Whilst I am delighted that my tulips have made an early appearance and are bursting into flower in my pots, beds and the Cutting Garden, I am still making the most of the beautiful narcissi that have been flowering since the beginning of March.

The dance of the daffodils must be one of the highlights of my gardening year – out of every window I can see growing drifts of these beautiful flowers adding colour to areas of the garden that are usually just green. My white flowered varieties are looking particularly stunning this week and although I have loved having the yellow daffodils loudly announcing the arrival of spring, my heart lies with these beautiful white varieties that highlight my garden in April.

Basket of Narcissi

Yesterday I needed to make a posy of flowers for my mother to take to her local Women’s Institute meeting. After the exuberant tulip arrangement on Monday, I was ready for a contrast and took to my garden with my basket to collect some white narcissi. You can see above Pheasant’s Eye, White Cheerfulness and Thalia, all of which I have planted along the Woodland Walk and under the large trees in the centre of my garden. Daffodils (also called narcissi) are a bulb that look best planted in bulk in a natural setting. One of the many beauties of daffodil bulbs is that they naturalise once they are established in their setting, meaning increasing numbers of flowers as the years go by.

Spiraea Arguta

Stealing Chloris’s idea from In A Vase On Monday, I also picked some wafting stems of Spiraea Arguta to add an airy  lightness to the display.

Basket of Narcissi

All of these varieties of white narcissi are bulbs that I have added to the garden since we moved here. I like to plant daffodils in clumps of 12 or 15, keeping single varieties together to create drifts. If you choose carefully from the bulb catalogues you can have daffodils in flower from very early in the year right through to May. My first daffodils were the King Alfreds flowering in late February this year, followed closely by the small delicate Tete a Tete and the wild narcissus pseudonarcissus.

White Narcissi Posy

Layered together in a small posy these narcissi made a highly scented arrangement. I used a tall thin vase to hold the stems and tied some of my favourite burlap ribbon around to add a natural texture. I have nearly used all of this ribbon which I bought in America last summer – I need to search online to see if I can find a replacement.
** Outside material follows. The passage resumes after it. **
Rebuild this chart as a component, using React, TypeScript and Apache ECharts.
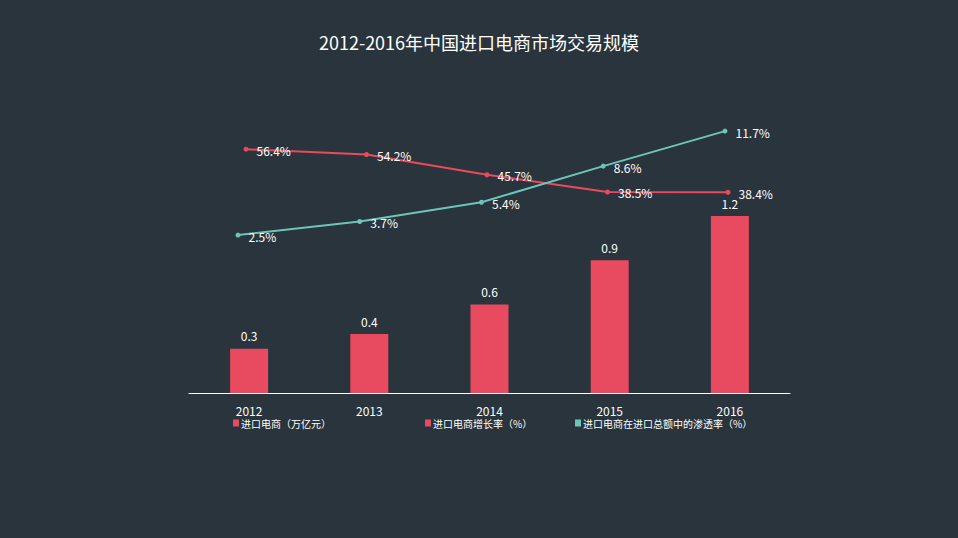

Cut daffodils leak a poisonous sap that can kill other flowers in an arrangement. If you want to use them in a mixed arrangement it is a good idea to stand them in a couple of changes of warm water before making your arrangement to allow the sap to flow out. I have also read that you can sear the stem over a candle flame, but I have not tried this method.
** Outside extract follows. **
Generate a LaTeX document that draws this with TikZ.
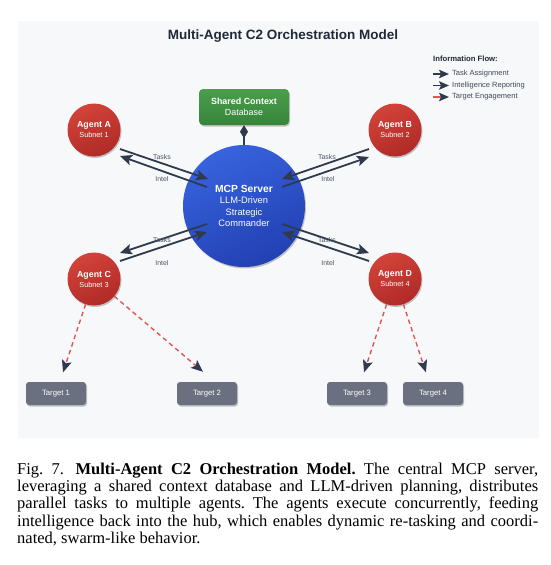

Narcissi White Cheerfulness

I particularly love these scented narcissi White Cheerfulness. I planted a large sack of these two years ago as an experiment and they have looked beautiful in clumps along the Woodland Walk since then. Daffodils are ordered in August or early September and need to be planted fairly quickly after arriving as the bulbs start to lose their vigour if you keep them for too long. I have planted daffodils as late as December, when I have found the odd forgotten bag lurking behind the tulips, but the flowers are never quite as good from a late planting.

Pheasants Eye Narcissi

I prefer to see daffodils growing in a natural setting rather than in a flower bed. I am trying to increase my daffodils every year with extra plantings along the Woodland Walk and under the mature deciduous trees that grow in the centre of the garden.

After losing many tulips planted in the front garden, however,  to rabbits and deer I have now changed tack in this area and am starting to plant daffodils in these beds for spring colour. The poisonous sap means that they are untouched by various wildlife, in contrast to tulips which make a tasty snack. My preferred variety to grow in beds is Thalia – there is something about the pale multi headed stems that allows Thalia to work in the more formal setting of a flower bed.

In contrast the Pheasants Eye narcissi above looks stunning in large clumps under the trees. Once the flowers go over I will leave the grass to grow long under the trees allowing the hidden bulbs to die back naturally.

Spiraea Arguta

Spiraea Arguta is a favourite shrub of mine that I am hoping to have as a large mature specimen in a few years. At present I have three plants that I put in about three years ago. Two are in shaded positions and are establishing slowly. The third is in well drained soil in full sun and this seems to be the best situation. I make sure I prune all three back to strong buds soon after flowering as I have read that this will ensure a better display next spring. I am picking very carefully from this shrub as it is still quite small, but I hope in a year or two to be able to pick freely.

I am already thinking about autumn and what bulbs to order and where to plant them. To date I have not felt the need to plant any daffodils in the Cutting Garden. By building up large quantities to flower in the main garden I find I have enough that a bit of snipping for the house goes unnoticed.

This week I am beginning to feel like the child in a sweet shop; between drifts of the various daffodils and all my tulips flowering in the more formal settings, there is colour and excitement everywhere I look!